Output the full listing word for word.
+++ INFORMATION SUPPLIED +++
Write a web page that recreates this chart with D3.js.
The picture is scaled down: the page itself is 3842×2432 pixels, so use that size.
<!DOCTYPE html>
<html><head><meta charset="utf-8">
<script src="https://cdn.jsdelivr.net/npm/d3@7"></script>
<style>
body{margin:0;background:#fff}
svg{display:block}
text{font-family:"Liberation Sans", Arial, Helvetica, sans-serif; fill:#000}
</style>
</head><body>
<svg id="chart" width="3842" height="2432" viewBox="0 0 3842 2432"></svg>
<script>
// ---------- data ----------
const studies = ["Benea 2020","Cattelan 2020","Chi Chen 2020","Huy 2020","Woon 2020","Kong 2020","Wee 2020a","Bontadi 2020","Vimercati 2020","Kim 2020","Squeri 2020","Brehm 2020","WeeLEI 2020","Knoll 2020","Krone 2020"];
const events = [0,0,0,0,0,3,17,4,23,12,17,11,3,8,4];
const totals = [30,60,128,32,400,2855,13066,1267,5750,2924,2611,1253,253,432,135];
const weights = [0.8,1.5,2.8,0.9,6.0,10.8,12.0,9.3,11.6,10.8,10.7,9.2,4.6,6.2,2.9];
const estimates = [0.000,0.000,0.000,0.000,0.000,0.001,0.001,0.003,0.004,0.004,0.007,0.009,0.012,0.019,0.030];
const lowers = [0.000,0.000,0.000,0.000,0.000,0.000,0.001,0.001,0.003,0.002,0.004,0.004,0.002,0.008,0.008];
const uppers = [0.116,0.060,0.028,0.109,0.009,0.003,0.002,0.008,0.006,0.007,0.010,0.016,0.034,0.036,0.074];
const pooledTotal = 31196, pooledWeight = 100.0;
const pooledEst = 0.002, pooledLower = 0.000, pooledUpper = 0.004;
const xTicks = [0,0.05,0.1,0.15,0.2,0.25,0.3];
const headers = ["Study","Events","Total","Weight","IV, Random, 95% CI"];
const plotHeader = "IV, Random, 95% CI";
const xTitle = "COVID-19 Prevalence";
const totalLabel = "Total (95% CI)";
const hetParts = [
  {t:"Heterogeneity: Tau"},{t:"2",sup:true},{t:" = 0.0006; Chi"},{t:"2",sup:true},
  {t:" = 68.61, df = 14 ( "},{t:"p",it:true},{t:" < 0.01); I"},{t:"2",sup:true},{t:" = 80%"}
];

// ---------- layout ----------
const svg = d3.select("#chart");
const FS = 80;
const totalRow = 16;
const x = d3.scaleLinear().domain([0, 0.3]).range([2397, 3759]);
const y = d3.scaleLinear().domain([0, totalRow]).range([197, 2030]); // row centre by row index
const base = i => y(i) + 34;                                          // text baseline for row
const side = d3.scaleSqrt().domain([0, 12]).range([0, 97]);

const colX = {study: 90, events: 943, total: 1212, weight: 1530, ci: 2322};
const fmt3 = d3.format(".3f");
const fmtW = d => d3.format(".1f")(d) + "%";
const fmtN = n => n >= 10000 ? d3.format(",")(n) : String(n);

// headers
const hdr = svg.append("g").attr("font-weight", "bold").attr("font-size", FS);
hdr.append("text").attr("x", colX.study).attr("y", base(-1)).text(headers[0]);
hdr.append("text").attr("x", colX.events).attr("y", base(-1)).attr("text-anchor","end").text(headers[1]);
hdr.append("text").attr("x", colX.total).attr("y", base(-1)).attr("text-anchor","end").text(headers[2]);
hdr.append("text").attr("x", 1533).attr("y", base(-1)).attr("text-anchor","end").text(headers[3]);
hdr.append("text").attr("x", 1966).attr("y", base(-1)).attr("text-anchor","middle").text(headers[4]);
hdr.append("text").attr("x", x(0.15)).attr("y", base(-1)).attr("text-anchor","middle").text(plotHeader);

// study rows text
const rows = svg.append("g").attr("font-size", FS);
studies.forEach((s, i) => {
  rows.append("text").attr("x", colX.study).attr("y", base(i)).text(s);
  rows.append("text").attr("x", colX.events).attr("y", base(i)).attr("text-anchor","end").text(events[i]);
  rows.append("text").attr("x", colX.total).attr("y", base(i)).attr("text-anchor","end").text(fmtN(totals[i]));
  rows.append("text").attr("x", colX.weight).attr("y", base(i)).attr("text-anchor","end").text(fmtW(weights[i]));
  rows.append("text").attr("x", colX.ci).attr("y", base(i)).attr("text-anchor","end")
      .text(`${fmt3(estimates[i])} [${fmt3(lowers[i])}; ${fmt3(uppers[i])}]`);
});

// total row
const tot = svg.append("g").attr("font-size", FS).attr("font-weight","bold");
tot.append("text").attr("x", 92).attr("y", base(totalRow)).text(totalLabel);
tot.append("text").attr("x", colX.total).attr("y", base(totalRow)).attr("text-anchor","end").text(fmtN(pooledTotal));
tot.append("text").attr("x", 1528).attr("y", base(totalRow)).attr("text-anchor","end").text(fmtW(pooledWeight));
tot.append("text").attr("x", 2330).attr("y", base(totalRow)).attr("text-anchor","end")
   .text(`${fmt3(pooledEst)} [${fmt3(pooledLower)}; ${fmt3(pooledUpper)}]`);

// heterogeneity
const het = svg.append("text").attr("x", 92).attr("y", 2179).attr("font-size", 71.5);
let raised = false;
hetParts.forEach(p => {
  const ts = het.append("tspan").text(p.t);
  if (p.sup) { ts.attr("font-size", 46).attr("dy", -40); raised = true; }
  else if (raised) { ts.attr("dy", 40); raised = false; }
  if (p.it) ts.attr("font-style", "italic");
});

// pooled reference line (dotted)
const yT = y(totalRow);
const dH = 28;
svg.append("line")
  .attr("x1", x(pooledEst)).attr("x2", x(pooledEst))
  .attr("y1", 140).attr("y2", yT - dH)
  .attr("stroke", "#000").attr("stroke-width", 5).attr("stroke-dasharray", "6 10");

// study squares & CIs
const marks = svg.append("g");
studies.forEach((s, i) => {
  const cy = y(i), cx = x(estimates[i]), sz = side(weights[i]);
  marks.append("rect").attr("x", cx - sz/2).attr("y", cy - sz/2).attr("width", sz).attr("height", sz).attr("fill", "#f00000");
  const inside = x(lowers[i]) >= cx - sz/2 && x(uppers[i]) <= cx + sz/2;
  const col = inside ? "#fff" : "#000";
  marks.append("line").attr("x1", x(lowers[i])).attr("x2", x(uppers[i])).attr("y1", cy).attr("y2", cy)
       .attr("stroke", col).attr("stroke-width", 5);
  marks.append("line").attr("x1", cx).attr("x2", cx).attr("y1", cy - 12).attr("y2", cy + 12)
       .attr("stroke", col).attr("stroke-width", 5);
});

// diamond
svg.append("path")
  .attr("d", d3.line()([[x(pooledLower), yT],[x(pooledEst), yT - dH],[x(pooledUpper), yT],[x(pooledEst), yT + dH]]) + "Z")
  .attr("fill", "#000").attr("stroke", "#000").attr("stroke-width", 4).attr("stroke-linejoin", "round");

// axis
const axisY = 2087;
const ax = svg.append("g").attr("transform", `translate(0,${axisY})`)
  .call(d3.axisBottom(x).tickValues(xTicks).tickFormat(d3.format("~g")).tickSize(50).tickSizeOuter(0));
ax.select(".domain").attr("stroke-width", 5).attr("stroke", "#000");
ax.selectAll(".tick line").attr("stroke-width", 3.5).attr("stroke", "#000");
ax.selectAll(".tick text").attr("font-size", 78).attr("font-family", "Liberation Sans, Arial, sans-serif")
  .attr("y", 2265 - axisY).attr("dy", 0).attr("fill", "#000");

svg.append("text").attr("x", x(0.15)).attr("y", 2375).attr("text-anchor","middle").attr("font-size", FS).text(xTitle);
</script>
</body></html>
+++
### ANSWER FOR THIS EXERCISE
Write a web page that recreates this chart with D3.js.
The picture is scaled down: the page itself is 3842×2432 pixels, so use that size.
<!DOCTYPE html>
<html><head><meta charset="utf-8">
<script src="https://cdn.jsdelivr.net/npm/d3@7"></script>
<style>
body{margin:0;background:#fff}
svg{display:block}
text{font-family:"Liberation Sans", Arial, Helvetica, sans-serif; fill:#000}
</style>
</head><body>
<svg id="chart" width="3842" height="2432" viewBox="0 0 3842 2432"></svg>
<script>
// ---------- data ----------
const studies = ["Benea 2020","Cattelan 2020","Chi Chen 2020","Huy 2020","Woon 2020","Kong 2020","Wee 2020a","Bontadi 2020","Vimercati 2020","Kim 2020","Squeri 2020","Brehm 2020","WeeLEI 2020","Knoll 2020","Krone 2020"];
const events = [0,0,0,0,0,3,17,4,23,12,17,11,3,8,4];
const totals = [30,60,128,32,400,2855,13066,1267,5750,2924,2611,1253,253,432,135];
const weights = [0.8,1.5,2.8,0.9,6.0,10.8,12.0,9.3,11.6,10.8,10.7,9.2,4.6,6.2,2.9];
const estimates = [0.000,0.000,0.000,0.000,0.000,0.001,0.001,0.003,0.004,0.004,0.007,0.009,0.012,0.019,0.030];
const lowers = [0.000,0.000,0.000,0.000,0.000,0.000,0.001,0.001,0.003,0.002,0.004,0.004,0.002,0.008,0.008];
const uppers = [0.116,0.060,0.028,0.109,0.009,0.003,0.002,0.008,0.006,0.007,0.010,0.016,0.034,0.036,0.074];
const pooledTotal = 31196, pooledWeight = 100.0;
const pooledEst = 0.002, pooledLower = 0.000, pooledUpper = 0.004;
const xTicks = [0,0.05,0.1,0.15,0.2,0.25,0.3];
const headers = ["Study","Events","Total","Weight","IV, Random, 95% CI"];
const plotHeader = "IV, Random, 95% CI";
const xTitle = "COVID-19 Prevalence";
const totalLabel = "Total (95% CI)";
const hetParts = [
  {t:"Heterogeneity: Tau"},{t:"2",sup:true},{t:" = 0.0006; Chi"},{t:"2",sup:true},
  {t:" = 68.61, df = 14 ( "},{t:"p",it:true},{t:" < 0.01); I"},{t:"2",sup:true},{t:" = 80%"}
];

// ---------- layout ----------
const svg = d3.select("#chart");
const FS = 80;
const totalRow = 16;
const x = d3.scaleLinear().domain([0, 0.3]).range([2397, 3759]);
const y = d3.scaleLinear().domain([0, totalRow]).range([197, 2030]); // row centre by row index
const base = i => y(i) + 34;                                          // text baseline for row
const side = d3.scaleSqrt().domain([0, 12]).range([0, 97]);

const colX = {study: 90, events: 943, total: 1212, weight: 1530, ci: 2322};
const fmt3 = d3.format(".3f");
const fmtW = d => d3.format(".1f")(d) + "%";
const fmtN = n => n >= 10000 ? d3.format(",")(n) : String(n);

// headers
const hdr = svg.append("g").attr("font-weight", "bold").attr("font-size", FS);
hdr.append("text").attr("x", colX.study).attr("y", base(-1)).text(headers[0]);
hdr.append("text").attr("x", colX.events).attr("y", base(-1)).attr("text-anchor","end").text(headers[1]);
hdr.append("text").attr("x", colX.total).attr("y", base(-1)).attr("text-anchor","end").text(headers[2]);
hdr.append("text").attr("x", 1533).attr("y", base(-1)).attr("text-anchor","end").text(headers[3]);
hdr.append("text").attr("x", 1966).attr("y", base(-1)).attr("text-anchor","middle").text(headers[4]);
hdr.append("text").attr("x", x(0.15)).attr("y", base(-1)).attr("text-anchor","middle").text(plotHeader);

// study rows text
const rows = svg.append("g").attr("font-size", FS);
studies.forEach((s, i) => {
  rows.append("text").attr("x", colX.study).attr("y", base(i)).text(s);
  rows.append("text").attr("x", colX.events).attr("y", base(i)).attr("text-anchor","end").text(events[i]);
  rows.append("text").attr("x", colX.total).attr("y", base(i)).attr("text-anchor","end").text(fmtN(totals[i]));
  rows.append("text").attr("x", colX.weight).attr("y", base(i)).attr("text-anchor","end").text(fmtW(weights[i]));
  rows.append("text").attr("x", colX.ci).attr("y", base(i)).attr("text-anchor","end")
      .text(`${fmt3(estimates[i])} [${fmt3(lowers[i])}; ${fmt3(uppers[i])}]`);
});

// total row
const tot = svg.append("g").attr("font-size", FS).attr("font-weight","bold");
tot.append("text").attr("x", 92).attr("y", base(totalRow)).text(totalLabel);
tot.append("text").attr("x", colX.total).attr("y", base(totalRow)).attr("text-anchor","end").text(fmtN(pooledTotal));
tot.append("text").attr("x", 1528).attr("y", base(totalRow)).attr("text-anchor","end").text(fmtW(pooledWeight));
tot.append("text").attr("x", 2330).attr("y", base(totalRow)).attr("text-anchor","end")
   .text(`${fmt3(pooledEst)} [${fmt3(pooledLower)}; ${fmt3(pooledUpper)}]`);

// heterogeneity
const het = svg.append("text").attr("x", 92).attr("y", 2179).attr("font-size", 71.5);
let raised = false;
hetParts.forEach(p => {
  const ts = het.append("tspan").text(p.t);
  if (p.sup) { ts.attr("font-size", 46).attr("dy", -40); raised = true; }
  else if (raised) { ts.attr("dy", 40); raised = false; }
  if (p.it) ts.attr("font-style", "italic");
});

// pooled reference line (dotted)
const yT = y(totalRow);
const dH = 28;
svg.append("line")
  .attr("x1", x(pooledEst)).attr("x2", x(pooledEst))
  .attr("y1", 140).attr("y2", yT - dH)
  .attr("stroke", "#000").attr("stroke-width", 5).attr("stroke-dasharray", "6 10");

// study squares & CIs
const marks = svg.append("g");
studies.forEach((s, i) => {
  const cy = y(i), cx = x(estimates[i]), sz = side(weights[i]);
  marks.append("rect").attr("x", cx - sz/2).attr("y", cy - sz/2).attr("width", sz).attr("height", sz).attr("fill", "#f00000");
  const inside = x(lowers[i]) >= cx - sz/2 && x(uppers[i]) <= cx + sz/2;
  const col = inside ? "#fff" : "#000";
  marks.append("line").attr("x1", x(lowers[i])).attr("x2", x(uppers[i])).attr("y1", cy).attr("y2", cy)
       .attr("stroke", col).attr("stroke-width", 5);
  marks.append("line").attr("x1", cx).attr("x2", cx).attr("y1", cy - 12).attr("y2", cy + 12)
       .attr("stroke", col).attr("stroke-width", 5);
});

// diamond
svg.append("path")
  .attr("d", d3.line()([[x(pooledLower), yT],[x(pooledEst), yT - dH],[x(pooledUpper), yT],[x(pooledEst), yT + dH]]) + "Z")
  .attr("fill", "#000").attr("stroke", "#000").attr("stroke-width", 4).attr("stroke-linejoin", "round");

// axis
const axisY = 2087;
const ax = svg.append("g").attr("transform", `translate(0,${axisY})`)
  .call(d3.axisBottom(x).tickValues(xTicks).tickFormat(d3.format("~g")).tickSize(50).tickSizeOuter(0));
ax.select(".domain").attr("stroke-width", 5).attr("stroke", "#000");
ax.selectAll(".tick line").attr("stroke-width", 3.5).attr("stroke", "#000");
ax.selectAll(".tick text").attr("font-size", 78).attr("font-family", "Liberation Sans, Arial, sans-serif")
  .attr("y", 2265 - axisY).attr("dy", 0).attr("fill", "#000");

svg.append("text").attr("x", x(0.15)).attr("y", 2375).attr("text-anchor","middle").attr("font-size", FS).text(xTitle);
</script>
</body></html>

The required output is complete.